Lives were extinguished on the Apollo program launch pad, but nobody was willing to throw in the towel on Kennedy’s dream to land on the moon before 1970. Apollo 8’s Christmas 1968 orbit around the moon was knocking on the lunar door before they finally kicked in the door with an actual summer of ‘69 Apollo 11 lunar landing.

That huge event happened on July 20 1969, and those of us that witnessed this event on live TV will never forget it. We were on the cusp of amazing space adventures and nothing stood in our way — or so we thought at the time.

People quickly became less spellbound by the Apollo program and only re-kindled their interest when the ill-fated Apollo 13 mission nearly marooned three good men.
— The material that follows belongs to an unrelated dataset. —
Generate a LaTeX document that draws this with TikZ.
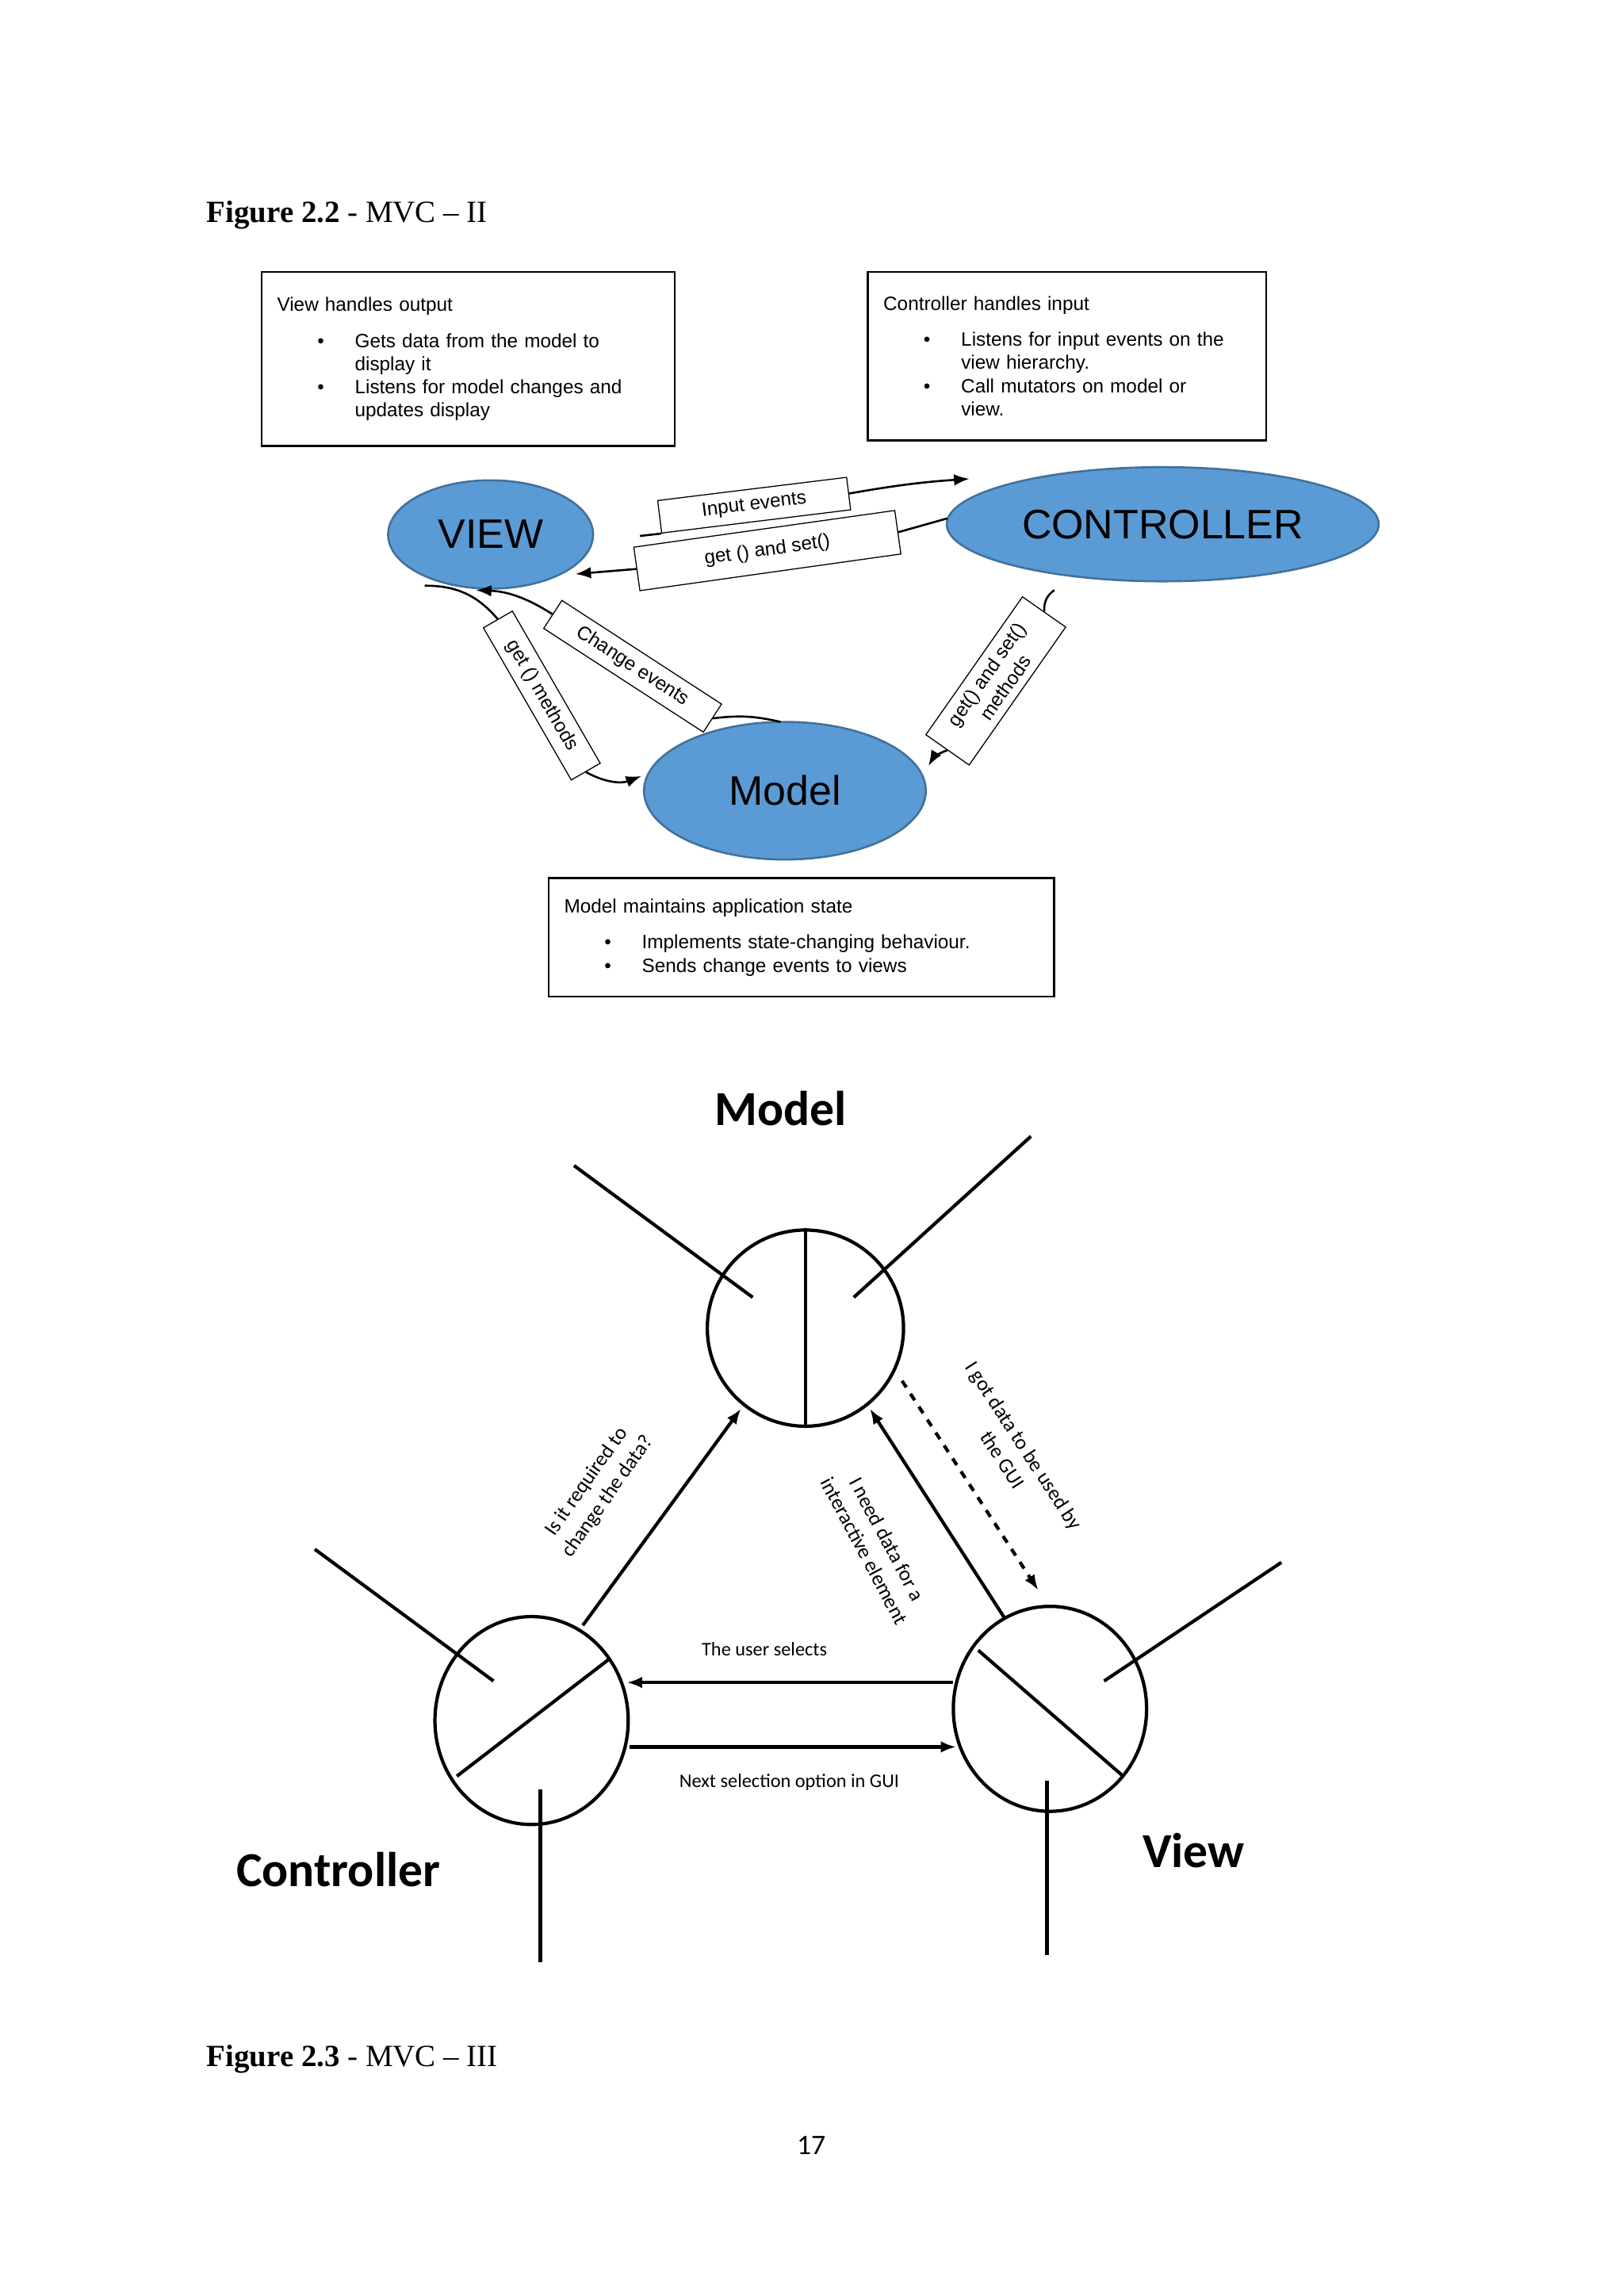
\documentclass[tikz,border=0pt]{standalone}
\usepackage{fontspec}
\setmainfont{Liberation Sans}
\newfontfamily\capfont{Liberation Serif}
\newfontfamily\calfont{Carlito}
\usetikzlibrary{arrows.meta, positioning, shapes.geometric}
\definecolor{mvcblue}{HTML}{5B9BD5}
\definecolor{mvcedge}{HTML}{41719C}
\newcommand{\bul}[2]{\hspace*{0.55cm}\textbullet\hspace{0.42cm}\parbox[t]{#1}{#2}}
\tikzset{
    infobox/.style={draw, thick, anchor=north west, align=left, inner xsep=6pt, inner ysep=2pt, font=\fontsize{7.5}{9}\selectfont},
    blob/.style={ellipse, draw=mvcedge, fill=mvcblue, thick},
    tag/.style={draw, fill=white, inner sep=3pt, font=\fontsize{7.5}{9}\selectfont, align=center},
    flow/.style={-{Latex[length=6pt]}, thick},
    wheel/.style={circle, draw, line width=1.3pt, minimum size=3.8cm, inner sep=0pt},
    spoke/.style={line width=1.3pt},
    say/.style={font=\calfont\fontsize{7.5}{9}\selectfont, align=center},
    big/.style={font=\calfont\bfseries\fontsize{19}{22}\selectfont}
}
\begin{document}
\begin{tikzpicture}[x=0.02cm, y=-0.02cm]
    \useasboundingbox (0,0) rectangle (1108,1568);
    % captions
    \node[anchor=west, font=\capfont\fontsize{12}{14}\selectfont] (cap1) at (135,147) {\textbf{Figure 2.2} - MVC \textendash{} II};
    \node[anchor=west, font=\capfont\fontsize{12}{14}\selectfont] (cap2) at (135,1406) {\textbf{Figure 2.3} - MVC \textendash{} III};
    \node[font=\calfont\fontsize{11}{13}\selectfont] (pagenum) at (554,1465) {17};

    % text boxes
    \node[infobox, text width=5.22cm, minimum height=2.38cm] (viewbox) at (178,185)
        {View handles output\\[5pt]
         \bul{3.9cm}{Gets data from the model to display it}\\[1pt]
         \bul{3.9cm}{Listens for model changes and updates display}\\[6pt]};
    \node[infobox, text width=5.02cm, minimum height=2.3cm] (ctrlbox) at (592,185)
        {Controller handles input\\[5pt]
         \bul{3.7cm}{Listens for input events on the view hierarchy.}\\[1pt]
         \bul{3.7cm}{Call mutators on model or view.}\\[4pt]};
    \node[infobox, text width=6.48cm, minimum height=1.62cm] (modelbox) at (374,599)
        {Model maintains application state\\[5pt]
         \bul{5cm}{Implements state-changing behaviour.}\\
         \bul{5cm}{Sends change events to views}\\[4pt]};

    % ellipses
    \node[blob, minimum width=2.8cm, minimum height=1.48cm, font=\fontsize{16}{18}\selectfont] (view) at (335,365) {VIEW};
    \node[blob, minimum width=5.9cm, minimum height=1.56cm, font=\fontsize{16}{18}\selectfont] (ctrl) at (794,358) {CONTROLLER};
    \node[blob, minimum width=3.85cm, minimum height=1.88cm, font=\fontsize{16}{18}\selectfont] (model) at (536,540) {Model};

    % tags on the arrows
    \node[tag, rotate=7, minimum width=2.6cm] (input) at (515,345) {Input events};
    \node[tag, rotate=8, minimum width=3.6cm, minimum height=0.6cm] (getset) at (524,376) {get () and set()};
    \node[tag, rotate=-33, minimum width=2.6cm] (change) at (432,455) {Change events};
    \node[tag, rotate=-60, minimum width=2.4cm] (getm) at (370,475) {get () methods};
    \node[tag, rotate=55, minimum width=2.3cm] (gsm) at (680,465) {get() and set()\\methods};

    \coordinate (v1) at (437,366);
    \coordinate (c1) at (662,327);
    \coordinate (c2) at (647,354);
    \coordinate (v2) at (393,392);
    \coordinate (m1) at (533,493);
    \coordinate (v3) at (325,403);
    \coordinate (v4) at (290,400);
    \coordinate (m2) at (438,530);
    \coordinate (c3) at (720,403);
    \coordinate (m3) at (634,523);

    \draw[thick] (v1) -- (input.south west);
    \draw[flow] (input.east) to[bend left=3] (c1);
    \draw[thick] (c2) -- (getset.east);
    \draw[flow] (getset.west) -- (v2);
    \draw[thick] (m1) to[bend right=10] (change.east);
    \draw[flow] (change.west) to[bend right=15] (v3);
    \draw[thick] (v4) to[bend left=25] (getm.west);
    \draw[flow] (getm.east) to[bend right=25] (m2);
    \draw[thick] (c3) to[bend right=30] (gsm.east);
    \draw[flow] (gsm.west) to[bend right=20] (m3);

    % second figure
    \node[big] (mtitle) at (533,757) {Model};
    \node[big] (ctitle) at (231,1277) {Controller};
    \node[big] (vtitle) at (815,1264) {View};

    \node[wheel, minimum size=2.68cm] (mw) at (550,907) {};
    \node[wheel, ellipse, minimum width=2.64cm, minimum height=2.84cm] (cw) at (363,1175) {};
    \node[wheel, ellipse, minimum width=2.64cm, minimum height=2.8cm] (vw) at (717,1167) {};

    \draw[spoke] (mw.north) -- (mw.south);
    \draw[spoke] (312,1213) -- (416,1133);
    \draw[spoke] (668,1127) -- (767,1213);
    \draw[spoke] (392,796) -- (514,886);
    \draw[spoke] (704,776) -- (583,886);
    \draw[spoke] (215,1058) -- (337,1148);
    \draw[spoke] (369,1222) -- (369,1340);
    \draw[spoke] (875,1067) -- (754,1148);
    \draw[spoke] (715,1216) -- (715,1335);

    \coordinate (cm) at (398,1110);
    \coordinate (mc) at (506,962);
    \coordinate (vm) at (686,1105);
    \coordinate (mv) at (594,962);
    \coordinate (md) at (616,943);
    \coordinate (vd) at (709,1086);
    \coordinate (vl) at (651,1149);
    \coordinate (cl) at (428,1149);
    \coordinate (cr) at (430,1193);
    \coordinate (vr) at (653,1193);

    \draw[flow, line width=1.3pt] (cm) -- (mc);
    \draw[flow, line width=1.3pt] (vm) -- (mv);
    \draw[flow, line width=1.3pt, dashed] (md) -- (vd);
    \draw[flow, line width=1.3pt] (vl) -- (cl);
    \draw[flow, line width=1.3pt] (cr) -- (vr);

    \node[say, rotate=55, font=\calfont\fontsize{8}{10}\selectfont] (ask) at (408,1017) {Is it required to\\change the data?};
    \node[say, rotate=-57, font=\calfont\fontsize{8}{10}\selectfont] (got) at (692,992) {I got data to be used by\\the GUI};
    \node[say, rotate=-62, font=\calfont\fontsize{8}{10}\selectfont] (need) at (598,1055) {I need data for a\\interactive element};
    \node[say] (selects) at (522,1126) {The user selects};
    \node[say] (next) at (539,1217) {Next selection option in GUI};
\end{tikzpicture}
\end{document}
The lunar program ended quietly in December 1972 when the Apollo 17 mission had the boys back in time for Christmas.

After Apollo 17, the US manned mission space program was radically altered into an Earth gravity — tethered series of space stations, satellites and shuttle craft that gave us better capabilities to spy on our enemies, fix myopic telescopes and add more TV channels and phone choices. I would still take a manned Mars landing program any day of the week.

But that is not about to happen. We have grounded the shuttles and next year will mark the 40th anniversary of the last lunar joy ride.

Now the astronauts will be mere hitchhikers on Russian space Greyhound busses — and that is definitely not the vision of Werner von Braun and every kid that dreamed big space dreams along with him in the ‘60s.

It is actually a very powerful Jackie Chan kick in a highly sensitive anatomical region for space exploration and its devotees.

This year marks the 50th anniversary of the manned US space program, but lately it just seems more like a sad crash landing with great cell phone coverage.